알루미늄 합금과 티타늄 합금의 AC 펄스 MIG 브레이징 시 EN 극성비 변화가 용접성에 미치는 영향

Abstract

Recently, to achieve global carbon neutrality, reducing greenhouse gas emissions has become a crucial objective. Accordingly, the automotive industry is focusing on improving fuel efficiency in line with environmental regulations. Reducing the weight of vehicles is recognized as a strategy to simultaneously achieve both improved fuel efficiency and reduced emissions. Aluminum alloy and titanium alloy, differing significantly in melting points by over 1000 degrees Celsius and sensitive to high heat due to their distinct physical properties, present challenges in traditional welding methods. Additionally, the formation of brittle intermetallic compounds (IMCs) at the joint interface leads to reduced joint strength. To overcome this, a process involving relatively low heat input is considered. In this study, AC pulse MIG welding was applied to dissimilar materials with a thickness of 2.5mm for aluminum alloy (AA5052-H32) and thickness of 3mm for titanium alloy (Ti-6Al-4V). The focus of the research is to analyze the impact of the EN ratio on the weld joint. The influence of electrode wire position, welding current, and EN ratio on the mechanical and metallurgical characteristics of the dissimilar joint was examined. Tensile-shear load tests and vickres hardness tests were conducted for mechanical property evaluation, and energy dispersive spectroscopy(EDS) via scanning electron microscopy (SEM) was performed to investigate the microstructural characteristics of the formed IMC layer at the joint interface.

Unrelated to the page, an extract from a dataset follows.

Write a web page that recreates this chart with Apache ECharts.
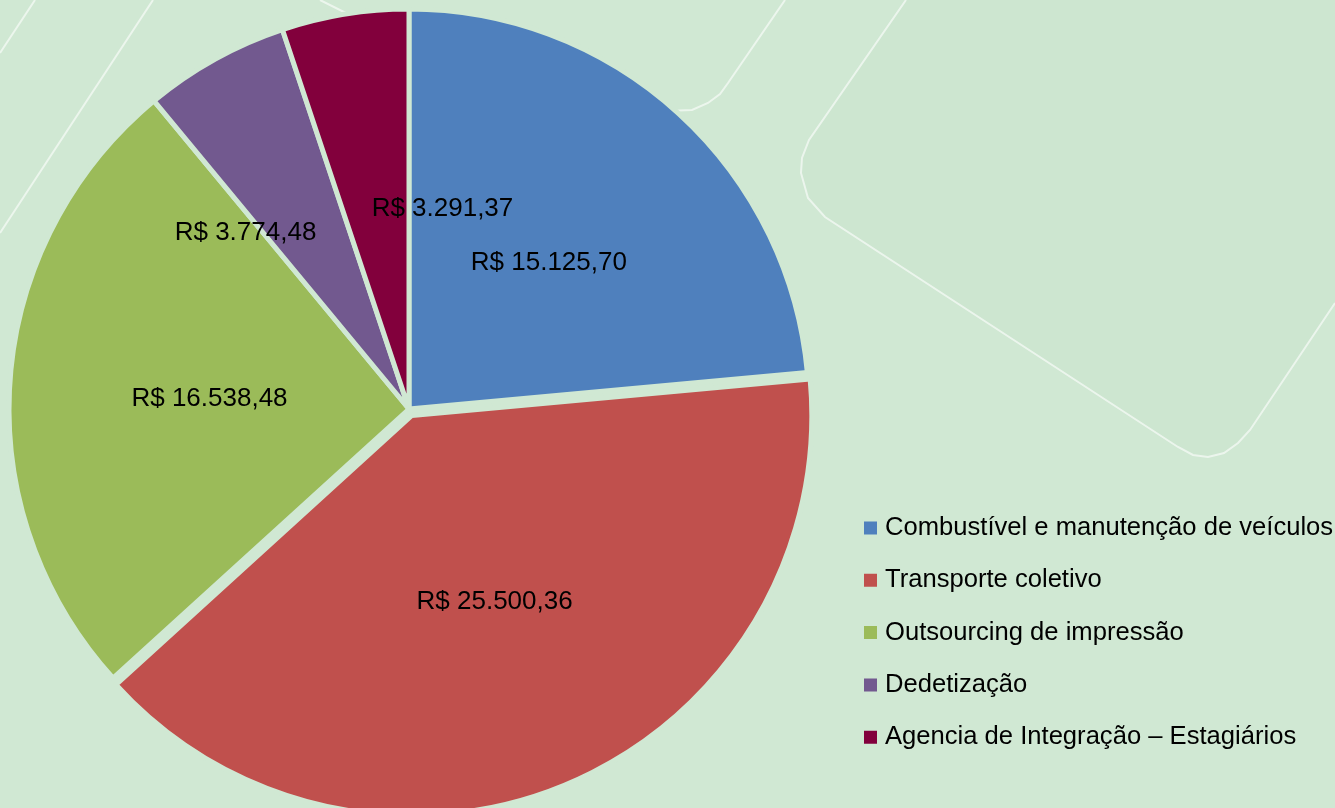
<!DOCTYPE html>
<html>
<head>
<meta charset="utf-8">
<script src="https://cdn.jsdelivr.net/npm/echarts@6/dist/echarts.min.js"></script>
<style>
html,body{margin:0;padding:0;background:#d2e9d5;}
#chart{width:1335px;height:808px;}
</style>
</head>
<body>
<div id="chart"></div>
<script>
const categories = [
  'Combustível e manutenção de veículos',
  'Transporte coletivo',
  'Outsourcing de impressão',
  'Dedetização',
  'Agencia de Integração – Estagiários'
];
const values = [15125.70, 25500.36, 16538.48, 3774.48, 3291.37];
const colors = ['#4f80bd', '#c0504d', '#9bbb59', '#72598f', '#82003c'];

function fmtBRL(v) {
  const parts = v.toFixed(2).split('.');
  const intPart = parts[0].replace(/\B(?=(\d{3})+(?!\d))/g, '.');
  return 'R$ ' + intPart + ',' + parts[1];
}

const bg = '#d0e8d3';
const lineStyle = { fill: null, stroke: 'rgba(255,255,255,0.6)', lineWidth: 2 };
const shapePts = [[906,0],[809,140],[802,158],[801,173],[808,198],[825,217],[1178,447],[1193,455],[1208,457],[1224,453],[1238,443],[1250,430],[1335,303]];
const chart = echarts.init(document.getElementById('chart'));
chart.setOption({
  backgroundColor: bg,
  animation: false,
  color: colors,
  graphic: [
    { type: 'polygon', silent: true, z: -2,
      shape: { points: shapePts.concat([[1335,0]]) },
      style: { fill: '#cde6d0', stroke: null } },
    { type: 'polyline', silent: true, z: -1,
      shape: { points: shapePts },
      style: lineStyle },
    { type: 'polyline', silent: true, z: -1,
      shape: { points: [[640,112],[692,110],[708,103],[720,94],[728,83],[785,0]] },
      style: lineStyle },
    { type: 'line', silent: true, z: -1, shape: { x1: 0, y1: 53, x2: 35, y2: 0 }, style: lineStyle },
    { type: 'line', silent: true, z: -1, shape: { x1: 0, y1: 233, x2: 153, y2: 0 }, style: lineStyle },
    { type: 'line', silent: true, z: -1, shape: { x1: 320, y1: 0, x2: 360, y2: 20 }, style: lineStyle }
  ],
  legend: {
    orient: 'vertical',
    left: 862,
    top: 514,
    padding: 0,
    itemWidth: 15,
    itemHeight: 15,
    itemGap: 24.3,
    icon: 'rect',
    selectedMode: false,
    data: categories,
    textStyle: {
      fontFamily: 'Liberation Sans, Arial, sans-serif',
      fontSize: 25.6,
      lineHeight: 28,
      color: '#000',
      padding: [0, 0, 0, 2]
    }
  },
  series: [{
    type: 'pie',
    center: [409, 409],
    radius: 400,
    startAngle: 90,
    clockwise: true,
    avoidLabelOverlap: false,
    selectedMode: 'multiple',
    selectedOffset: 7,
    itemStyle: { borderColor: bg, borderWidth: 5 },
    label: {
      show: true,
      position: 'inside',
      formatter: p => fmtBRL(p.value),
      fontFamily: 'Liberation Sans, Arial, sans-serif',
      fontSize: 26,
      color: '#000'
    },
    labelLine: { show: false },
    emphasis: { disabled: true },
    select: { itemStyle: { color: colors[1] } },
    labelLayout: function (p) {
      if (p.dataIndex === 3) return { dx: -65, dy: 1 };
      if (p.dataIndex === 4) return { dx: 66, dy: 0 };
      if (p.dataIndex === 1) return { dx: 1, dy: 1 };
      return { dx: 3, dy: 4 };
    },
    data: categories.map((c, i) => ({ name: c, value: values[i], selected: i === 1 }))
  }]
});
</script>
</body>
</html>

As a result of the experiment, it was revealed that an increase in the EN ratio at a constant welding current led to reduced heat input, resulting in increased tensile-shear load and suppression of IMC layer formation. Under the condition of 110A welding current and 20% EN ratio, the tensile-shear load reached 17.6 kN, and the growth of the IMC layer was restrained to 0.86㎛.